%%

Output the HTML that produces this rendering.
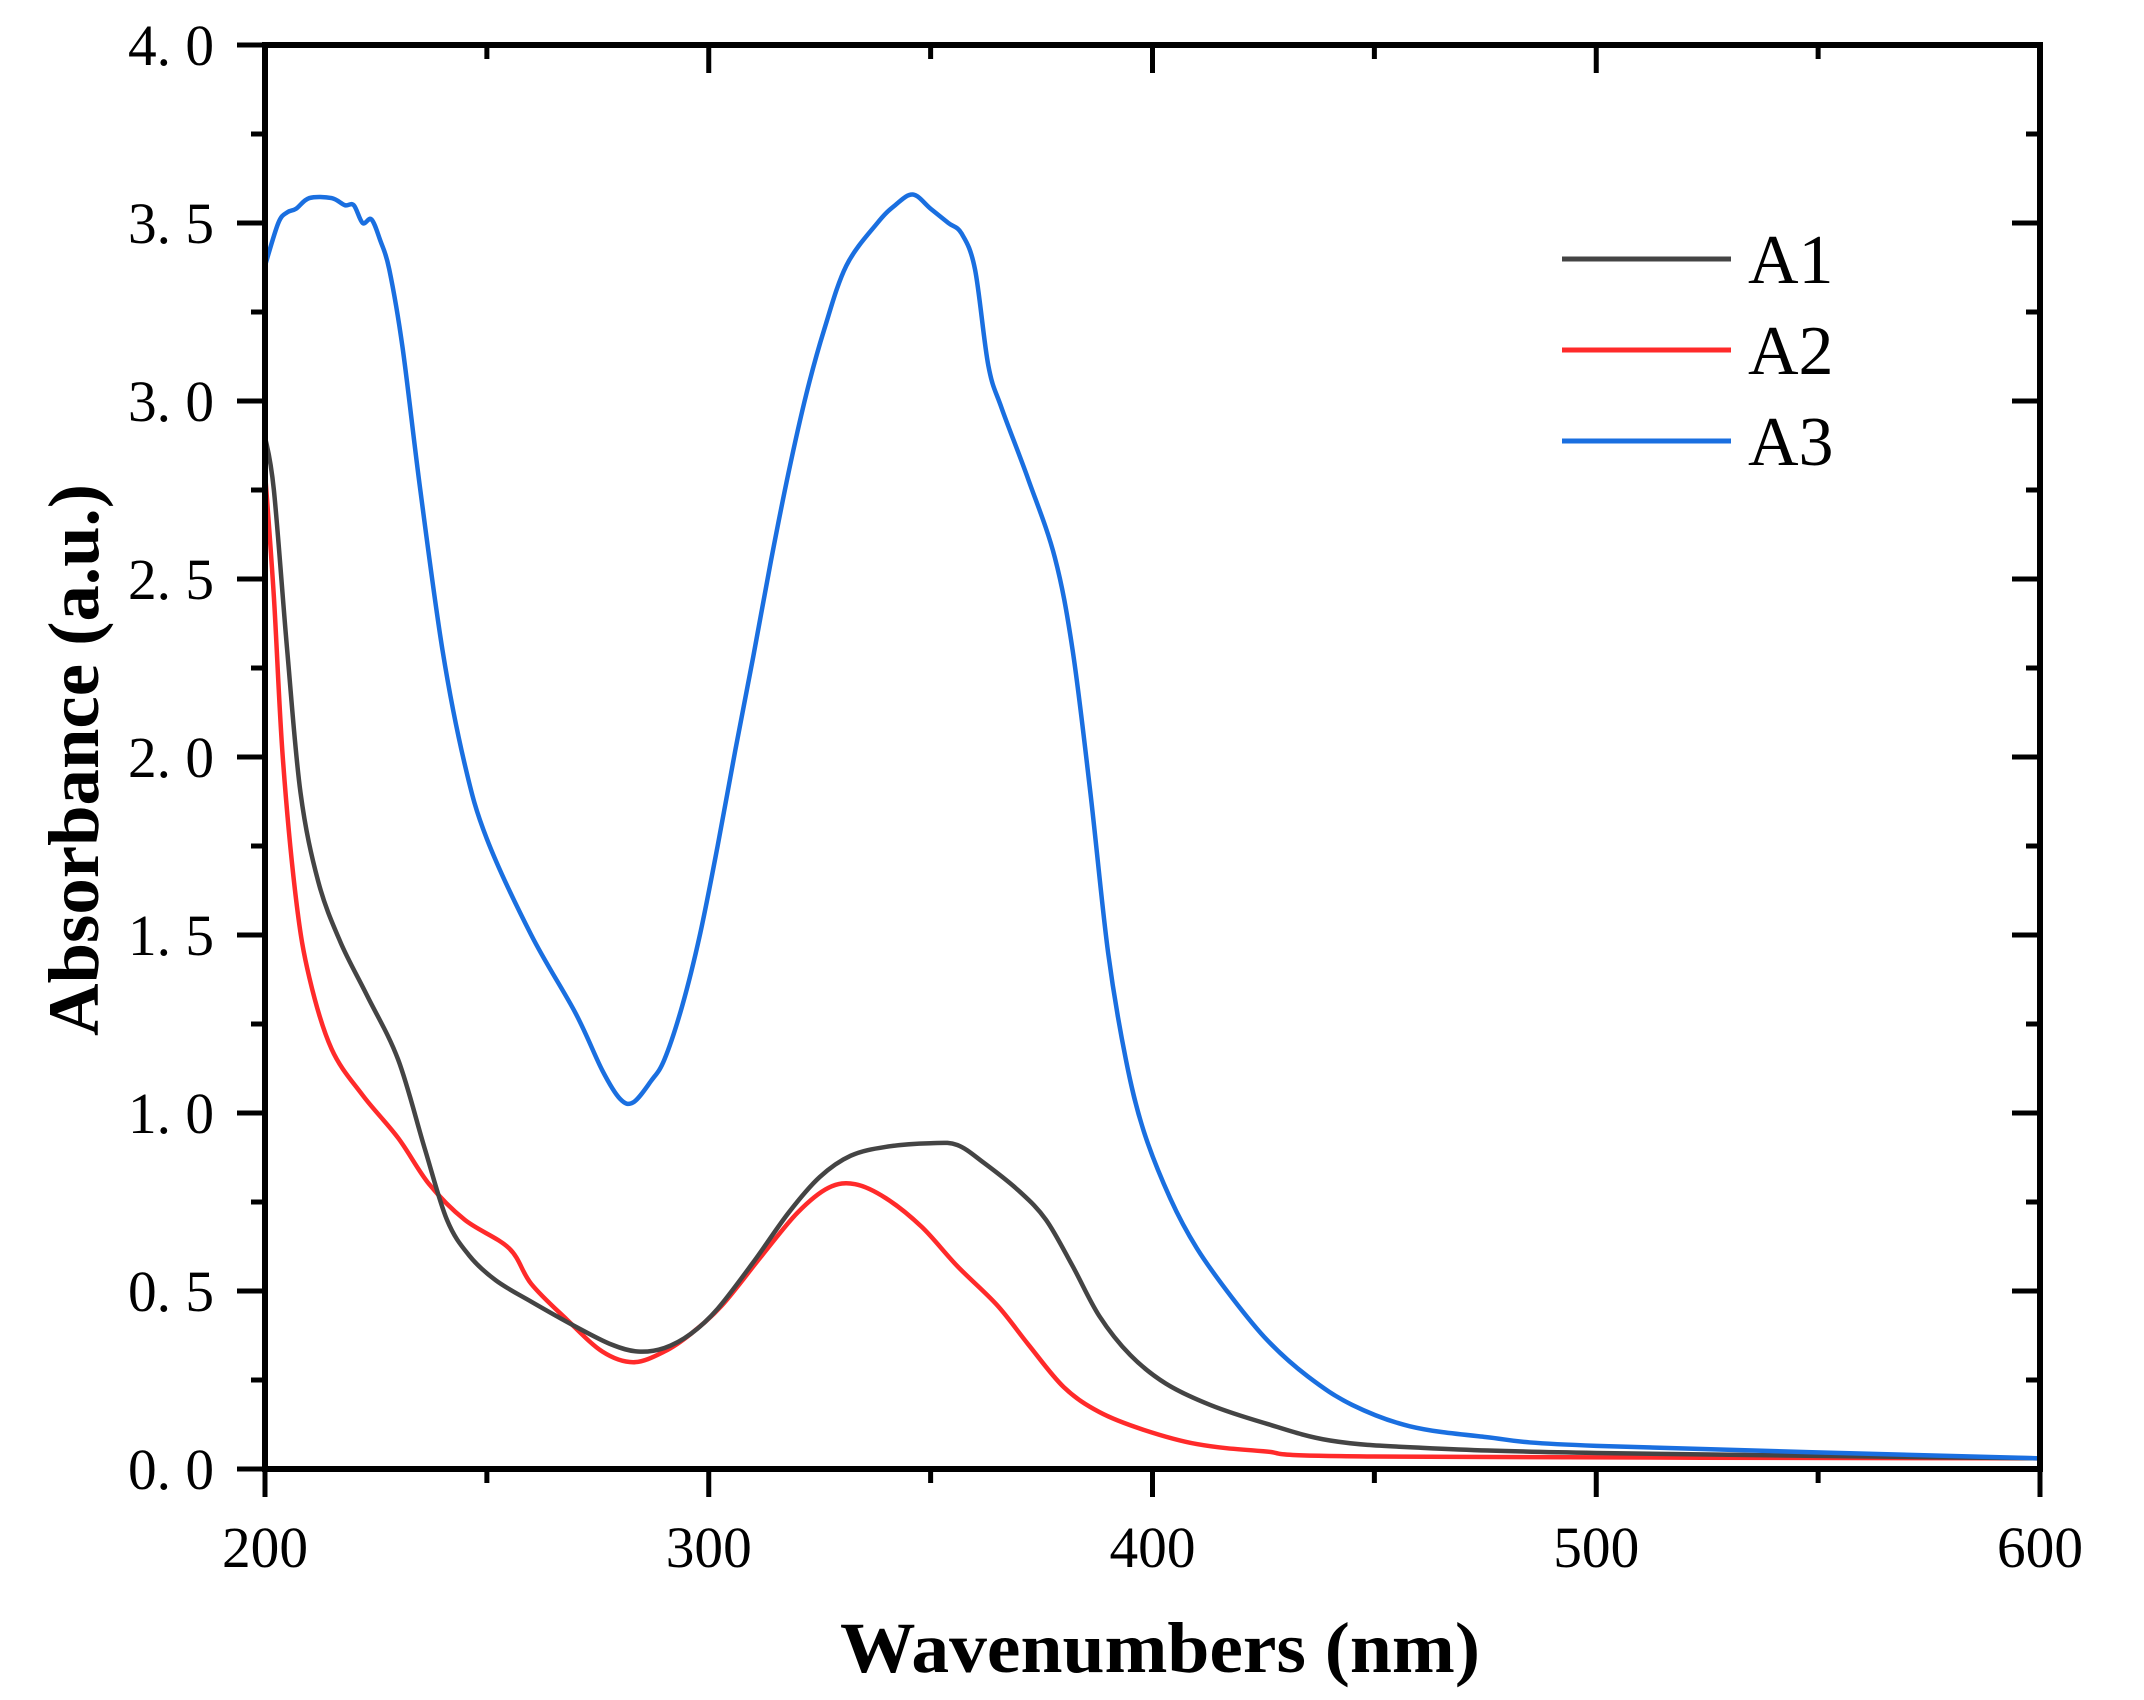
<!DOCTYPE html>
<html><head><meta charset="utf-8"><style>
html,body{margin:0;padding:0;background:#fff;}
svg{display:block;}
text{font-family:"Liberation Serif",serif;fill:#000;}
</style></head><body>
<svg id="s" width="2144" height="1700" viewBox="0 0 2144 1700" xmlns="http://www.w3.org/2000/svg">
<g id="ticks" stroke="#000" stroke-width="5"></g>
<g id="curves" fill="none" stroke-width="4.5" stroke-linejoin="round" stroke-linecap="round"></g>
<rect x="265" y="45" width="1775" height="1424" fill="none" stroke="#000" stroke-width="6"/>
<g id="labels" font-size="58"></g>
<text x="1160" y="1672" font-size="72" font-weight="bold" text-anchor="middle" textLength="640" lengthAdjust="spacingAndGlyphs">Wavenumbers (nm)</text>
<text transform="translate(98,760) rotate(-90)" font-size="72" font-weight="bold" text-anchor="middle" textLength="552" lengthAdjust="spacingAndGlyphs">Absorbance (a.u.)</text>
<line x1="1562" y1="259" x2="1731" y2="259" stroke="#444" stroke-width="5"/>
<line x1="1562" y1="350" x2="1731" y2="350" stroke="#ff2a2a" stroke-width="5"/>
<line x1="1562" y1="441" x2="1731" y2="441" stroke="#1a6fe0" stroke-width="5"/>
<text x="1748" y="283" font-size="70">A1</text>
<text x="1748" y="374" font-size="70">A2</text>
<text x="1748" y="465" font-size="70">A3</text>
</svg>
<script>
var NS="http://www.w3.org/2000/svg";
function X(w){return 265+4.4375*(w-200);}
function Y(a){return 1469-356*a;}
var tk=document.getElementById('ticks'),lb=document.getElementById('labels');
function ln(x1,y1,x2,y2){var l=document.createElementNS(NS,'line');l.setAttribute('x1',x1);l.setAttribute('y1',y1);l.setAttribute('x2',x2);l.setAttribute('y2',y2);tk.appendChild(l);}
function tx(x,y,s,anc,len){var t=document.createElementNS(NS,'text');t.setAttribute('x',x);t.setAttribute('y',y);t.setAttribute('text-anchor',anc);t.setAttribute('textLength',len);t.setAttribute('lengthAdjust','spacingAndGlyphs');t.textContent=s;lb.appendChild(t);}
for(var i=0;i<=16;i++){var a=i*0.25,y=Y(a),L=(i%2==0)?28:14;ln(265-L,y,265,y);ln(2040-L,y,2040,y);
 if(i%2==0){tx(214,y+20,(a.toFixed(1)).replace('.','. '),'end',86);}}
for(var i=0;i<=8;i++){var w=200+i*50,x=X(w),L=(i%2==0)?28:14;ln(x,1469,x,1469+L);ln(x,45,x,45+L);
 if(i%2==0){tx(x,1567,String(w),'middle',86);}}
var A3=[[200,3.38],[203,3.5],[205,3.53],[207,3.54],[210,3.57],[215,3.57],[218,3.55],[220,3.55],[222,3.5],[224,3.51],[226,3.45],[228,3.37],[231,3.15],[235,2.75],[240,2.3],[245,1.98],[250,1.77],[260,1.5],[270,1.28],[276,1.12],[280,1.04],[283,1.03],[287,1.09],[290,1.15],[294,1.3],[298,1.5],[302,1.75],[306,2.02],[310,2.28],[314,2.55],[318,2.8],[322,3.02],[326,3.2],[331,3.38],[338,3.5],[342,3.55],[346,3.58],[350,3.54],[354,3.5],[357,3.47],[360,3.37],[363,3.1],[366,2.98],[372,2.78],[378,2.56],[382,2.3],[386,1.9],[390,1.45],[394,1.15],[398,0.95],[404,0.76],[410,0.62],[418,0.48],[426,0.36],[435,0.26],[445,0.18],[458,0.12],[475,0.09],[500,0.065],[600,0.03]];
var A1=[[200,2.9],[202,2.75],[205,2.3],[208,1.9],[212,1.65],[217,1.48],[223,1.33],[230,1.15],[236,0.9],[241,0.7],[246,0.6],[252,0.53],[260,0.47],[270,0.4],[278,0.35],[284,0.33],[290,0.34],[296,0.38],[302,0.45],[310,0.58],[318,0.72],[325,0.82],[332,0.88],[340,0.905],[350,0.915],[356,0.91],[362,0.86],[370,0.78],[376,0.7],[382,0.57],[388,0.43],[395,0.32],[403,0.24],[413,0.18],[425,0.13],[440,0.08],[460,0.06],[500,0.045],[600,0.03]];
var A2=[[200,2.8],[202,2.45],[204,2.0],[207,1.6],[210,1.38],[215,1.18],[222,1.05],[230,0.93],[237,0.8],[245,0.7],[255,0.62],[260,0.52],[268,0.42],[276,0.33],[283,0.3],[290,0.33],[296,0.38],[303,0.46],[312,0.6],[320,0.72],[327,0.79],[333,0.8],[340,0.76],[348,0.68],[356,0.57],[365,0.46],[372,0.35],[380,0.23],[388,0.16],[398,0.11],[410,0.07],[425,0.05],[450,0.035],[600,0.03]];
function path(d,c){var p=d.map(function(q){return [X(q[0]),Y(q[1])];});var s='M'+p[0][0]+','+p[0][1];
for(var i=0;i<p.length-1;i++){var p0=p[i-1]||p[i],p1=p[i],p2=p[i+1],p3=p[i+2]||p2;
s+=' C'+(p1[0]+(p2[0]-p0[0])/6)+','+(p1[1]+(p2[1]-p0[1])/6)+' '+(p2[0]-(p3[0]-p1[0])/6)+','+(p2[1]-(p3[1]-p1[1])/6)+' '+p2[0]+','+p2[1];}
var e=document.createElementNS(NS,'path');e.setAttribute('d',s);e.setAttribute('stroke',c);document.getElementById('curves').appendChild(e);}
path(A2,'#ff2a2a');path(A1,'#444');path(A3,'#1a6fe0');
</script>
</body></html>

%%

• **Stated problem**:
Extract the full listing above verbatim; pictures are to be left out of the copy.

• **Task result**:
Output the HTML that produces this rendering.
<!DOCTYPE html>
<html><head><meta charset="utf-8"><style>
html,body{margin:0;padding:0;background:#fff;}
svg{display:block;}
text{font-family:"Liberation Serif",serif;fill:#000;}
</style></head><body>
<svg id="s" width="2144" height="1700" viewBox="0 0 2144 1700" xmlns="http://www.w3.org/2000/svg">
<g id="ticks" stroke="#000" stroke-width="5"></g>
<g id="curves" fill="none" stroke-width="4.5" stroke-linejoin="round" stroke-linecap="round"></g>
<rect x="265" y="45" width="1775" height="1424" fill="none" stroke="#000" stroke-width="6"/>
<g id="labels" font-size="58"></g>
<text x="1160" y="1672" font-size="72" font-weight="bold" text-anchor="middle" textLength="640" lengthAdjust="spacingAndGlyphs">Wavenumbers (nm)</text>
<text transform="translate(98,760) rotate(-90)" font-size="72" font-weight="bold" text-anchor="middle" textLength="552" lengthAdjust="spacingAndGlyphs">Absorbance (a.u.)</text>
<line x1="1562" y1="259" x2="1731" y2="259" stroke="#444" stroke-width="5"/>
<line x1="1562" y1="350" x2="1731" y2="350" stroke="#ff2a2a" stroke-width="5"/>
<line x1="1562" y1="441" x2="1731" y2="441" stroke="#1a6fe0" stroke-width="5"/>
<text x="1748" y="283" font-size="70">A1</text>
<text x="1748" y="374" font-size="70">A2</text>
<text x="1748" y="465" font-size="70">A3</text>
</svg>
<script>
var NS="http://www.w3.org/2000/svg";
function X(w){return 265+4.4375*(w-200);}
function Y(a){return 1469-356*a;}
var tk=document.getElementById('ticks'),lb=document.getElementById('labels');
function ln(x1,y1,x2,y2){var l=document.createElementNS(NS,'line');l.setAttribute('x1',x1);l.setAttribute('y1',y1);l.setAttribute('x2',x2);l.setAttribute('y2',y2);tk.appendChild(l);}
function tx(x,y,s,anc,len){var t=document.createElementNS(NS,'text');t.setAttribute('x',x);t.setAttribute('y',y);t.setAttribute('text-anchor',anc);t.setAttribute('textLength',len);t.setAttribute('lengthAdjust','spacingAndGlyphs');t.textContent=s;lb.appendChild(t);}
for(var i=0;i<=16;i++){var a=i*0.25,y=Y(a),L=(i%2==0)?28:14;ln(265-L,y,265,y);ln(2040-L,y,2040,y);
 if(i%2==0){tx(214,y+20,(a.toFixed(1)).replace('.','. '),'end',86);}}
for(var i=0;i<=8;i++){var w=200+i*50,x=X(w),L=(i%2==0)?28:14;ln(x,1469,x,1469+L);ln(x,45,x,45+L);
 if(i%2==0){tx(x,1567,String(w),'middle',86);}}
var A3=[[200,3.38],[203,3.5],[205,3.53],[207,3.54],[210,3.57],[215,3.57],[218,3.55],[220,3.55],[222,3.5],[224,3.51],[226,3.45],[228,3.37],[231,3.15],[235,2.75],[240,2.3],[245,1.98],[250,1.77],[260,1.5],[270,1.28],[276,1.12],[280,1.04],[283,1.03],[287,1.09],[290,1.15],[294,1.3],[298,1.5],[302,1.75],[306,2.02],[310,2.28],[314,2.55],[318,2.8],[322,3.02],[326,3.2],[331,3.38],[338,3.5],[342,3.55],[346,3.58],[350,3.54],[354,3.5],[357,3.47],[360,3.37],[363,3.1],[366,2.98],[372,2.78],[378,2.56],[382,2.3],[386,1.9],[390,1.45],[394,1.15],[398,0.95],[404,0.76],[410,0.62],[418,0.48],[426,0.36],[435,0.26],[445,0.18],[458,0.12],[475,0.09],[500,0.065],[600,0.03]];
var A1=[[200,2.9],[202,2.75],[205,2.3],[208,1.9],[212,1.65],[217,1.48],[223,1.33],[230,1.15],[236,0.9],[241,0.7],[246,0.6],[252,0.53],[260,0.47],[270,0.4],[278,0.35],[284,0.33],[290,0.34],[296,0.38],[302,0.45],[310,0.58],[318,0.72],[325,0.82],[332,0.88],[340,0.905],[350,0.915],[356,0.91],[362,0.86],[370,0.78],[376,0.7],[382,0.57],[388,0.43],[395,0.32],[403,0.24],[413,0.18],[425,0.13],[440,0.08],[460,0.06],[500,0.045],[600,0.03]];
var A2=[[200,2.8],[202,2.45],[204,2.0],[207,1.6],[210,1.38],[215,1.18],[222,1.05],[230,0.93],[237,0.8],[245,0.7],[255,0.62],[260,0.52],[268,0.42],[276,0.33],[283,0.3],[290,0.33],[296,0.38],[303,0.46],[312,0.6],[320,0.72],[327,0.79],[333,0.8],[340,0.76],[348,0.68],[356,0.57],[365,0.46],[372,0.35],[380,0.23],[388,0.16],[398,0.11],[410,0.07],[425,0.05],[450,0.035],[600,0.03]];
function path(d,c){var p=d.map(function(q){return [X(q[0]),Y(q[1])];});var s='M'+p[0][0]+','+p[0][1];
for(var i=0;i<p.length-1;i++){var p0=p[i-1]||p[i],p1=p[i],p2=p[i+1],p3=p[i+2]||p2;
s+=' C'+(p1[0]+(p2[0]-p0[0])/6)+','+(p1[1]+(p2[1]-p0[1])/6)+' '+(p2[0]-(p3[0]-p1[0])/6)+','+(p2[1]-(p3[1]-p1[1])/6)+' '+p2[0]+','+p2[1];}
var e=document.createElementNS(NS,'path');e.setAttribute('d',s);e.setAttribute('stroke',c);document.getElementById('curves').appendChild(e);}
path(A2,'#ff2a2a');path(A1,'#444');path(A3,'#1a6fe0');
</script>
</body></html>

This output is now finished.